Situasi semakin memanas pada 15 Februari 1958, ketika kelompok anti-PKI di Sumatera dan Sulawesi mendeklarasikan Pemerintah Revolusioner Republik Indonesia (PRRI). Gerakan ini pada akhirnya berhasil dipadamkan, namun peristiwa ini memperlihatkan kedekatan PKI dengan Soekarno yang terus mengundang kontroversi.
4.PKI Makin Kuat : Tahun 1960-an Dan Slogan NASAKOM
Di awal tahun 1960, Soekarno meluncurkan slogan NASAKOM (Nasional, Agama, dan Komunis), yang memperkuat legitimasi PKI dalam pemerintahan. PKI, di bawah pimpinan DN Aidit, semakin menguat dengan laporan dari Departemen Luar Negeri Amerika Serikat yang mencatat bahwa anggota PKI telah mencapai dua juta orang. Pada Maret 1962, PKI resmi masuk dalam kabinet pemerintahan Soekarno dengan DN Aidit dan Nyoto diangkat sebagai menteri penasehat.
Pada tahun 1963, PKI memprovokasi Soekarno untuk melakukan konfrontasi dengan Malaysia dan mengusulkan pembentukan Angkatan Kelima yang terdiri dari buruh dan tani untuk dipersenjatai. Ide ini kemudian digunakan PKI untuk menggerakkan massa dan mempersenjatai rakyat.
5.Puncak Ketegangan: Gerakan 30 September 1965 (G30S/PKI)
Ketegangan politik mencapai puncaknya pada 30 September 1965.Pada malam itu, PKI melalui Gerakan 30 September (G30S/PKI) menculik dan membunuh enam jenderal TNI Angkatan Darat, termasuk Jenderal Ahmad Yani, Letjen R. Suprapto, Letjen MT. Haryono, Letjen S. Parman, Mayjen Panjaitan, dan Mayjen Sutoyo Siswomiharjo. Mereka dibunuh dan mayatnya dibuang ke dalam sumur di Lubang Buaya. Selain itu, putri kecil Jenderal AH. Nasution, Ade Irma Suryani Nasution, juga menjadi korban tembak oleh anggota PKI.
PKI juga mencoba mengambil alih kekuasaan melalui pembentukan "Dewan Revolusi" di Jakarta. Namun, gerakan ini berhasil dipadamkan setelah Letjen Soeharto mengambil alih komando TNI dan memerintahkan operasi militer untuk merebut Pangkalan Udara Halim Perdanakusuma.
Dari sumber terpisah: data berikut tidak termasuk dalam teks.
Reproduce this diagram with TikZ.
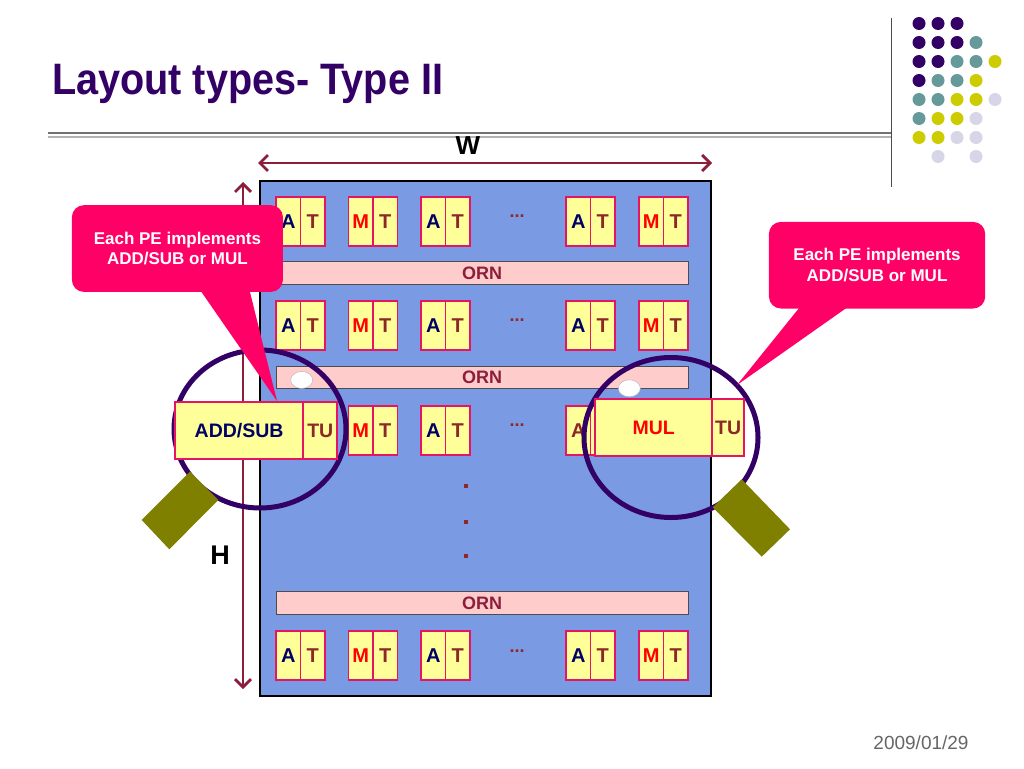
\documentclass[tikz,border=0pt]{standalone}
\usepackage{fontspec}
\setmainfont{Liberation Sans}
\usetikzlibrary{arrows.meta,shapes.geometric}
\definecolor{titlecol}{RGB}{51,0,102}
\definecolor{dotP}{RGB}{51,0,102}
\definecolor{dotT}{RGB}{102,153,153}
\definecolor{dotY}{RGB}{204,204,0}
\definecolor{dotL}{RGB}{214,214,232}
\definecolor{chipblue}{RGB}{122,155,228}
\definecolor{cellfill}{RGB}{255,255,153}
\definecolor{cellborder}{RGB}{230,20,100}
\definecolor{acol}{RGB}{0,0,102}
\definecolor{mcol}{RGB}{255,0,0}
\definecolor{tcol}{RGB}{140,40,40}
\definecolor{orncol}{RGB}{140,30,60}
\definecolor{ornfill}{RGB}{255,204,204}
\definecolor{arrcol}{RGB}{140,30,60}
\definecolor{ringcol}{RGB}{51,0,102}
\definecolor{handlecol}{RGB}{128,128,0}
\definecolor{calloutcol}{RGB}{255,0,102}
\newcommand\pepair[5]{%
  \node[cell, text=#5, anchor=north west] (#1a) at (#2,#3) {#4};
  \node[cell, text=tcol, anchor=north west] (#1b) at (#1a.north east) {T};
}
\begin{document}
\begin{tikzpicture}[x=1pt,y=-1pt,
  cell/.style={draw=cellborder, fill=cellfill, line width=1.6pt, minimum width=24.5pt,
    minimum height=49pt, inner sep=0pt, outer sep=0pt, font=\fontsize{20}{22}\selectfont\bfseries},
  orn/.style={draw=black!70, fill=ornfill, line width=1pt, minimum width=412pt,
    minimum height=22.5pt, inner sep=0pt, outer sep=0pt, text=orncol, font=\fontsize{18}{20}\selectfont\bfseries},
  bigcell/.style={draw=cellborder, fill=cellfill, line width=1.8pt, inner sep=0pt, outer sep=0pt,
    font=\fontsize{19.5}{22}\selectfont\bfseries},
  callout/.style={fill=calloutcol, rounded corners=12pt, inner sep=0pt, text=white, align=center,
    font=\fontsize{17}{20.5}\selectfont\bfseries},
  dimarrow/.style={draw=arrcol, line width=2.8pt, {Straight Barb[length=8pt,width=16pt]}-{Straight Barb[length=8pt,width=16pt]}},
  ring/.style={draw=ringcol, line width=5pt},
  handle/.style={fill=handlecol},
  gdot/.style={circle, inner sep=0pt, minimum size=13pt},
  ellip/.style={text=tcol, font=\fontsize{18}{20}\selectfont\bfseries},
  vdot/.style={fill=tcol, inner sep=0pt, minimum size=3.5pt},
  hole/.style={ellipse, fill=white, draw=black!30, line width=0.4pt, minimum width=22pt, minimum height=17pt, inner sep=0pt}
]
\useasboundingbox (0,0) rectangle (1024,768);
\fill[white] (0,0) rectangle (1024,768);

% title
\node[anchor=base west, inner sep=0pt, text=titlecol, font=\fontsize{44}{50}\selectfont\bfseries] (title) at (52,94) {\scalebox{0.9}[1]{Layout types- Type II}};

% separator lines
\draw[draw=black!55, line width=2.8pt] (48,133) -- (891,133);
\draw[draw=black!30, line width=2pt] (48,136.5) -- (891,136.5);
\draw[draw=black!70, line width=1pt] (891,18) -- (891,187);

% dot grid
\foreach \c/\r/\col in {0/0/dotP,1/0/dotP,2/0/dotP,
  0/1/dotP,1/1/dotP,2/1/dotP,3/1/dotT,
  0/2/dotP,1/2/dotP,2/2/dotT,3/2/dotT,4/2/dotY,
  0/3/dotP,1/3/dotT,2/3/dotT,3/3/dotY,
  0/4/dotT,1/4/dotT,2/4/dotY,3/4/dotY,4/4/dotL,
  0/5/dotT,1/5/dotY,2/5/dotY,3/5/dotL,
  0/6/dotY,1/6/dotY,2/6/dotL,3/6/dotL,
  1/7/dotL,3/7/dotL}
  \node[gdot, fill=\col] (d\c\r) at ({919+19*\c},{23.5+19*\r}) {};

% chip
\node[draw=black, fill=chipblue, line width=1.2pt, minimum width=451pt, minimum height=515pt,
  inner sep=0pt, outer sep=0pt, anchor=north west] (chip) at (260,181) {};

% dimension arrows
\coordinate (wl) at (258,163);
\coordinate (wr) at (712,163);
\draw[dimarrow] (wl) -- (wr);
\node[font=\fontsize{26}{28}\selectfont\bfseries] (W) at (468,146) {W};
\coordinate (ht) at (243,182);
\coordinate (hb) at (243,689);
\draw[dimarrow] (ht) -- (hb);
\node[font=\fontsize{27}{30}\selectfont\bfseries] (H) at (220,555) {H};

% ORN bars
\node[orn, anchor=north west] (orn1) at (276,261.7) {ORN};
\node[orn, anchor=north west] (orn2) at (276,366) {ORN};
\node[orn, anchor=north west] (orn3) at (276,591.7) {ORN};

% row 1
\pepair{ra}{276}{197}{A}{acol}
\pepair{rb}{348.5}{197}{M}{mcol}
\pepair{rc}{421}{197}{A}{acol}
\pepair{rd}{566}{197}{A}{acol}
\pepair{re}{639}{197}{M}{mcol}
\node[ellip] (e1) at (517,216) {...};
% row 2
\pepair{sa}{276}{301}{A}{acol}
\pepair{sb}{348.5}{301}{M}{mcol}
\pepair{sc}{421}{301}{A}{acol}
\pepair{sd}{566}{301}{A}{acol}
\pepair{se}{639}{301}{M}{mcol}
\node[ellip] (e2) at (517,320) {...};
% row 3
\pepair{tb}{348.5}{405.7}{M}{mcol}
\pepair{tc}{421}{405.7}{A}{acol}
\pepair{td}{566}{405.7}{A}{tcol}
\node[ellip] (e3) at (517,425) {...};
% row 4
\pepair{ua}{276}{631}{A}{acol}
\pepair{ub}{348.5}{631}{M}{mcol}
\pepair{uc}{421}{631}{A}{acol}
\pepair{ud}{566}{631}{A}{acol}
\pepair{ue}{639}{631}{M}{mcol}
\node[ellip] (e4) at (517,651) {...};

% vertical dots
\node[vdot] (v1) at (466,486) {};
\node[vdot] (v2) at (466,522) {};
\node[vdot] (v3) at (466,556) {};

% holes
\node[hole] (holeL) at (301.7,380) {};
\node[hole] (holeR) at (629.3,388.3) {};

% left magnifier
\draw[ring] (260,429) ellipse [x radius=86, y radius=79];
\node[bigcell, minimum width=128.3pt, minimum height=57pt, anchor=north west, text=acol] (addsub) at (175,402) {ADD/SUB};
\node[bigcell, minimum width=34pt, minimum height=57pt, anchor=north west, text=tcol] (tuL) at (addsub.north east) {TU};
\fill[handle] (190,471.7) -- (218.3,500) -- (169.3,549.3) -- (141.7,520) -- cycle;

% right magnifier
\draw[ring] (671,437.5) ellipse [x radius=87, y radius=80];
\node[bigcell, minimum width=117.3pt, minimum height=57pt, anchor=north west, text=mcol] (mul) at (595,399) {MUL};
\node[bigcell, minimum width=31.7pt, minimum height=57pt, anchor=north west, text=tcol] (tuR) at (mul.north east) {TU};
\fill[handle] (741.7,479.3) -- (790,529.3) -- (761.7,556.7) -- (712.7,507.3) -- cycle;

% callouts
\node[callout, minimum width=211pt, minimum height=86.7pt, anchor=north west] (callL) at (71.7,205)
  {Each PE implements\\ADD/SUB or MUL};
\coordinate (tipL) at (277,401);
\fill[calloutcol] ([xshift=124.3pt,yshift=8pt]callL.south west) -- (tipL) -- ([xshift=176.3pt,yshift=8pt]callL.south west) -- cycle;
\node[callout, minimum width=216.3pt, minimum height=86.6pt, anchor=north west] (callR) at (768.7,221.7)
  {Each PE implements\\ADD/SUB or MUL};
\coordinate (tipR) at (737,385);
\fill[calloutcol] ([xshift=36.3pt,yshift=8pt]callR.south west) -- (tipR) -- ([xshift=88pt,yshift=8pt]callR.south west) -- cycle;

% date
\node[text=black!60, font=\fontsize{19}{22}\selectfont] (date) at (921,743) {2009/01/29};
\end{tikzpicture}
\end{document}
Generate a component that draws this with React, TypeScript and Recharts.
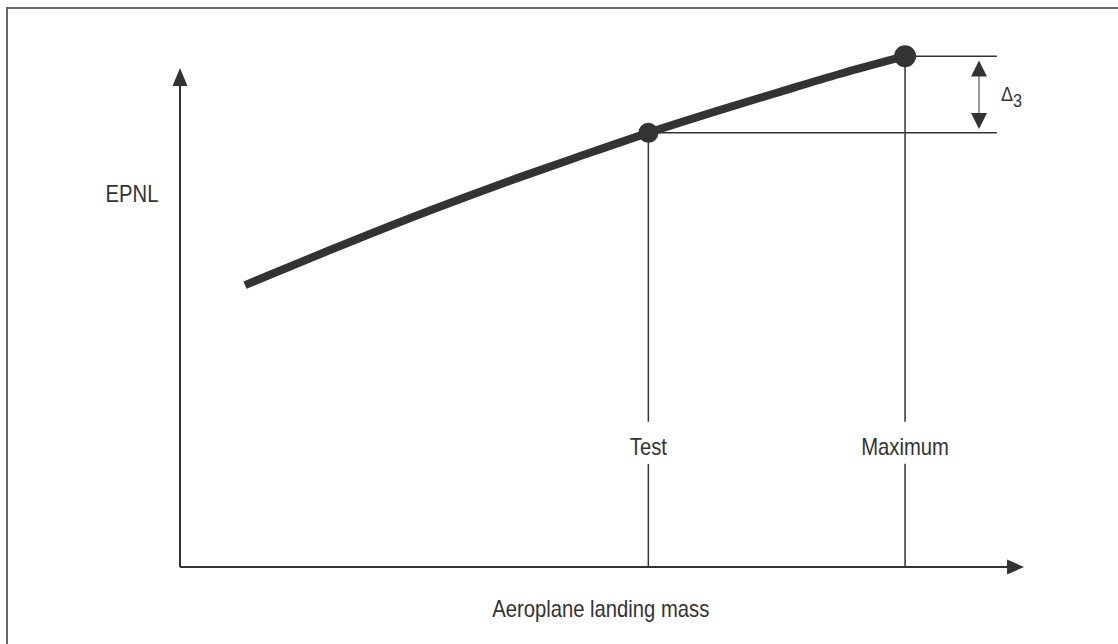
import React from "react";
import { ComposedChart, Line, XAxis, YAxis, ReferenceLine, ReferenceDot } from "recharts";

// Aeroplane landing mass (arbitrary units) and EPNL (arbitrary units)
const massValues = [7.65, 17.65, 25.9, 34.1, 40.0, 47.1, 55.1, 63.5, 70.6, 77.6, 85.3];
const epnlValues = [52.2, 58.7, 63.9, 68.8, 72.2, 76.1, 80.4, 84.6, 88.0, 91.3, 94.6];

const testPoint = { mass: 55.1, epnl: 80.4 };
const maxPoint = { mass: 85.3, epnl: 94.6 };

const guideEnd = 96.1; // right end of horizontal guide lines
const deltaX = 94.0; // position of delta arrow
const deltaTop = 93.8;
const deltaBottom = 81.1;
const xAxisEnd = 99.3;
const yAxisEnd = 92.4;
const labelGapLow = 19.1;
const labelGapHigh = 26.9;

const textLabels = [
  { text: "Test", x: 55.1, y: 20.7, anchor: "middle" },
  { text: "Maximum", x: 85.3, y: 20.7, anchor: "middle" },
  { text: "Aeroplane landing mass", x: 49.5, y: -9.3, anchor: "middle" },
  { text: "EPNL", x: -5.65, y: 67.6, anchor: "middle" },
];
const deltaLabel = { main: "Δ", sub: "3", x: 96.6, y: 86.3 };

const data = massValues.map((m, i) => ({ x: m, y: epnlValues[i] }));

const INK = "#333333";
const FONT = "'Liberation Sans Narrow', 'Arial Narrow', 'Liberation Sans', Arial, sans-serif";

const upHead = (p: any) => (
  <polygon points={`${p.cx},${p.cy} ${p.cx - 7.5},${p.cy + 18} ${p.cx + 7.5},${p.cy + 18}`} fill={INK} />
);
const rightHead = (p: any) => (
  <polygon points={`${p.cx},${p.cy} ${p.cx - 17},${p.cy - 7.5} ${p.cx - 17},${p.cy + 7.5}`} fill={INK} />
);
const smallUp = (p: any) => (
  <polygon points={`${p.cx},${p.cy} ${p.cx - 8},${p.cy + 16} ${p.cx + 8},${p.cy + 16}`} fill={INK} />
);
const smallDown = (p: any) => (
  <polygon points={`${p.cx},${p.cy} ${p.cx - 8},${p.cy - 16} ${p.cx + 8},${p.cy - 16}`} fill={INK} />
);

export default function App() {
  return (
    <div style={{ position: "absolute", left: 0, top: 0, width: 1118, height: 644, background: "#fff" }}>
      <div
        style={{
          position: "absolute",
          left: 6,
          top: 7,
          width: 1112,
          height: 637,
          borderTop: "2px solid #666",
          borderLeft: "2px solid #666",
          boxSizing: "border-box",
        }}
      />
      <ComposedChart
        width={1118}
        height={644}
        data={data}
        margin={{ top: 27, right: 88, bottom: 77, left: 180 }}
        style={{ position: "absolute", left: 0, top: 0 }}
      >
        <XAxis type="number" dataKey="x" domain={[0, 100]} hide allowDataOverflow />
        <YAxis type="number" domain={[0, 100]} hide allowDataOverflow />

        {/* axes */}
        <ReferenceLine segment={[{ x: 0, y: 0 }, { x: xAxisEnd - 1, y: 0 }]} stroke={INK} strokeWidth={2} ifOverflow="visible" />
        <ReferenceLine segment={[{ x: 0, y: 0 }, { x: 0, y: yAxisEnd - 1 }]} stroke={INK} strokeWidth={2} ifOverflow="visible" />
        <ReferenceDot x={0} y={yAxisEnd} r={1} shape={upHead} ifOverflow="visible" />
        <ReferenceDot x={xAxisEnd} y={0} r={1} shape={rightHead} ifOverflow="visible" />

        {/* vertical guides with gaps for labels */}
        <ReferenceLine segment={[{ x: testPoint.mass, y: 0 }, { x: testPoint.mass, y: labelGapLow }]} stroke={INK} strokeWidth={1.5} ifOverflow="visible" />
        <ReferenceLine segment={[{ x: testPoint.mass, y: labelGapHigh }, { x: testPoint.mass, y: testPoint.epnl }]} stroke={INK} strokeWidth={1.5} ifOverflow="visible" />
        <ReferenceLine segment={[{ x: maxPoint.mass, y: 0 }, { x: maxPoint.mass, y: labelGapLow }]} stroke={INK} strokeWidth={1.5} ifOverflow="visible" />
        <ReferenceLine segment={[{ x: maxPoint.mass, y: labelGapHigh }, { x: maxPoint.mass, y: maxPoint.epnl }]} stroke={INK} strokeWidth={1.5} ifOverflow="visible" />

        {/* horizontal guides */}
        <ReferenceLine segment={[{ x: testPoint.mass, y: testPoint.epnl }, { x: guideEnd, y: testPoint.epnl }]} stroke={INK} strokeWidth={1.5} ifOverflow="visible" />
        <ReferenceLine segment={[{ x: maxPoint.mass, y: maxPoint.epnl }, { x: guideEnd, y: maxPoint.epnl }]} stroke={INK} strokeWidth={1.5} ifOverflow="visible" />

        {/* delta arrow */}
        <ReferenceLine segment={[{ x: deltaX, y: deltaBottom + 1 }, { x: deltaX, y: deltaTop - 1 }]} stroke="#777" strokeWidth={1.5} ifOverflow="visible" />
        <ReferenceDot x={deltaX} y={deltaTop} r={1} shape={smallUp} ifOverflow="visible" />
        <ReferenceDot x={deltaX} y={deltaBottom} r={1} shape={smallDown} ifOverflow="visible" />

        <Line
          type="monotone"
          dataKey="y"
          stroke={INK}
          strokeWidth={8}
          dot={false}
          activeDot={false}
          isAnimationActive={false}
        />

        <ReferenceDot x={testPoint.mass} y={testPoint.epnl} r={10} fill={INK} stroke="none" ifOverflow="visible" />
        <ReferenceDot x={maxPoint.mass} y={maxPoint.epnl} r={11} fill={INK} stroke="none" ifOverflow="visible" />

        {textLabels.map((l) => (
          <ReferenceDot
            key={l.text}
            x={l.x}
            y={l.y}
            r={1}
            ifOverflow="visible"
            shape={(p: any) => (
              <text
                x={0}
                y={0}
                transform={`translate(${p.cx},${p.cy}) scale(0.88,1)`}
                textAnchor={l.anchor as any}
                fontFamily={FONT}
                fontSize={23}
                fill={INK}
              >
                {l.text}
              </text>
            )}
          />
        ))}
        <ReferenceDot
          x={deltaLabel.x}
          y={deltaLabel.y}
          r={1}
          ifOverflow="visible"
          shape={(p: any) => (
            <text x={0} y={0} transform={`translate(${p.cx},${p.cy}) scale(0.9,1)`} fontFamily={FONT} fill={INK}>
              <tspan fontSize={20}>{deltaLabel.main}</tspan>
              <tspan fontSize={18} dy={6}>{deltaLabel.sub}</tspan>
            </text>
          )}
        />
      </ComposedChart>
    </div>
  );
}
6.Kehancuran PKI dan Pembubaran Resmi
Setelah gagalnya G30S/PKI, ormas-ormas anti-komunis seperti Anshor NU mulai melakukan aksi perlawanan terhadap PKI di seluruh Jawa. Bentrokan dan kekerasan antara PKI dan Anshor NU terus berlanjut, terutama setelah peristiwa Tragedi Cemetuk di Banyuwangi pada 18 Oktober 1965, di mana puluhan anggota Anshor NU dibantai oleh PKI.
Pada 12 Maret 1966, Letjen Soeharto mengeluarkan perintah pelarangan resmi PKI. Selanjutnya, pada 5 Juli 1966, MPRS mengeluarkan TAP MPRS No.XXV yang secara resmi membubarkan PKI dan melarang penyebaran ideologi komunisme, marxisme, dan leninisme di seluruh Indonesia.
7.PKI Pasca 1965 dan Masa Orde Baru
Setelah pemberantasan besar-besaran terhadap anggota PKI, partai tersebut secara resmi dibubarkan. Namun, pasca reformasi 1998, beberapa anggota dan simpatisan PKI yang telah dibebaskan dari penjara mulai melakukan gerakan pemutarbalikan sejarah. Mereka berusaha memposisikan PKI sebagai pahlawan kemerdekaan, meskipun sejarah mencatat banyak kekejaman yang dilakukan oleh partai ini selama bertahun-tahun.
Sejarah panjang kekejaman PKI di Indonesia mengingatkan kita tentang bahaya ideologi yang berusaha mengganggu kedaulatan bangsa. Upaya-upaya untuk merevisi sejarah oleh simpatisan PKI pasca-reformasi harus diwaspadai agar kekejaman yang sama tidak terulang kembali di masa depan. Mari terus menjaga keutuhan bangsa dan melindungi negara kita dari bahaya komunisme.